Many models about tabletop role playing games have been built and debated ad nauseum. Some of them have led in interesting directions and created somewhat popular games. These models can be helpful but they are incomplete.There are unknown variables and interactions which cannot be accounted for in a model of tabletop roleplaying games. The interaction between games and people is too complex for any model to be complete.


Games are played by real people, not models. People are unique and varied beyond the ability of even powerful computers to comprehend. You have had unique experiences. You have different parents. You have different friends. What I want from a game experience is going to be different than what you want even if we are similar. These models of game design have given some designers massive delusions about how game design actually works. 

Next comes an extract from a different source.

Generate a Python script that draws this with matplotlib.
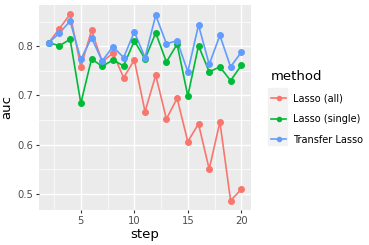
import numpy as np
import matplotlib.pyplot as plt
from matplotlib.lines import Line2D
from matplotlib.patches import Rectangle

# === Data ===
step = list(range(2, 21))
lasso_all = [0.807, 0.836, 0.865, 0.758, 0.832, 0.768, 0.786, 0.736, 0.772, 0.667,
             0.741, 0.652, 0.694, 0.606, 0.642, 0.550, 0.646, 0.486, 0.509]
lasso_single = [0.807, 0.801, 0.814, 0.684, 0.774, 0.759, 0.772, 0.760, 0.811, 0.774,
                0.827, 0.768, 0.804, 0.699, 0.801, 0.748, 0.758, 0.730, 0.761]
transfer = [0.807, 0.827, 0.851, 0.773, 0.817, 0.770, 0.799, 0.777, 0.829, 0.777,
            0.863, 0.805, 0.811, 0.748, 0.843, 0.763, 0.822, 0.758, 0.788]

methods = ["Lasso (all)", "Lasso (single)", "Transfer Lasso"]
colors = ["#F8766D", "#00BA38", "#619CFF"]
series = [lasso_all, lasso_single, transfer]

# === Plot ===
fig = plt.figure(figsize=(3.69, 2.45), dpi=100)
ax = fig.add_axes([0.106, 0.143, 0.574, 0.837])
ax.set_facecolor("#EBEBEB")
for s in ax.spines.values():
    s.set_visible(False)

for vals, c in zip(series, colors):
    ax.plot(step, vals, color=c, lw=1.2, zorder=3)
for vals, c in zip(series, colors):
    ax.plot(step, vals, "o", color=c, ms=4, zorder=4)

ax.set_xlim(1.1, 20.9)
ax.set_ylim(0.467, 0.884)
ax.set_xticks([5, 10, 15, 20])
ax.set_yticks([0.5, 0.6, 0.7, 0.8])
ax.set_xticks([2.5, 7.5, 12.5, 17.5], minor=True)
ax.set_yticks([0.55, 0.65, 0.75, 0.85], minor=True)
ax.grid(True, which="major", color="white", lw=1.0)
ax.grid(True, which="minor", color="white", lw=0.5)
ax.set_axisbelow(True)
ax.tick_params(which="major", length=2.5, color="#333333", labelsize=7.2,
               labelcolor="#4D4D4D", pad=1.5)
ax.tick_params(which="minor", length=0)
ax.set_xlabel("step", fontsize=9.5, labelpad=2)
ax.set_ylabel("auc", fontsize=9.5, labelpad=3)

# legend
fig.patches.append(Rectangle((268 / 369, 1 - 145 / 245), 19 / 369, 57 / 245,
                             transform=fig.transFigure, color="#F2F2F2", zorder=0))
handles = [Line2D([], [], color=c, lw=1.2, marker="o", ms=3) for c in colors]
leg = fig.legend(handles, methods, title="method", loc="upper left",
                 bbox_to_anchor=(262 / 369, 1 - 61 / 245), frameon=False,
                 fontsize=7, title_fontsize=9.5, handlelength=1.6,
                 labelspacing=1.1, handletextpad=0.7)
leg._legend_box.align = "left"

fig.savefig("out.png", dpi=100)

The academization of game design has given some designers the idea that they can create a game or scenario for a game based entirely on their knowledge and models and forego play testing. This is absurd nonsense. Some of the “I don’t playtest” game designers are frequently found on Twitter and other platforms bewailing the state of the game market and how their obviously superior games can’t even get a break. There are many factors at play when it comes to success in the game business and several have nothing to do with how well the game is designed.  When it comes down to it, if the game is poorly designed, it is unlikely to be popular. There are exceptions (Monopoly) but for the most part, a poorly designed game is not going to be a popular game. 


No one has figured out how to consistently design a game from pure theory and models, put it in front of people and have it work precisely as intended on the first go around. Game design is not engineering. We don’t know enough about it to be able to draw up a game, do some calculations and accomplish what we are trying to achieve in the first iteration. Even engineers make prototypes to test their designs and they are dealing with much better understood phenomena than game designers.

You must play. 


“Nobody knows anything...... Not one person in the entire motion picture field knows for a certainty what's going to work. Every time out it's a guess and, if you're lucky, an educated one.”


― William Goldman, Adventures in the Screen Trade


At some point as game designers and game masters trying to make something better, we must sit down and play. We don’t know anything real until we do. We can analyse and hypothesise all we want but until people play your game, you don’t know. The variation of reactions to a specific encounter or event at the game table is so vast that the academic approach to thinking about games is useful but it is insufficient for the task of actually designing a good game, encounter or adventure module. Let’s think about who invented the role playing game as we know it today. 


Was it someone with a doctorate degree? 

Was it a professor at a university with a lab and research assistants? 

Did Dave Arneson have a deep understanding of mathematics and probability? Philosophy? 


Dave was a smart guy and well read in military history but he wasn’t an elite intellectual. 

He was a guy who played and designed games. He was constantly iterating and tinkering with his games, trying to make them more in line with his tastes and that of his friends. As a result of his tinkering, a new kind of game was discovered.


This discovery was the most important popular culture event of the 20th century. 


In my opinion, the most efficient method of game design is to spend less time debating, analyzing, theorizing and merely play. 


"Just Play" Travis Miller © Copyright March 1, 2021 

1 comment:

  1. Nice rant. Quite correct, as well.

    Academia (outside of engineering and some of the sciences) has remarkably little to teach us, except as a negative example of what not to do and how not to be. This has changed very little over cultures and over centuries.

    There is an old Zen joke about two scholars and a Zen master walking along a path. They come upon a boulder in their way. The two scholars debate, and decide that the boulder cannot possibly exist, as it disturbs the beauty of the garden and the harmony of the path. The Zen master pats the boulder, and continues on his way.

    Reality is real. Ignore it at your peril.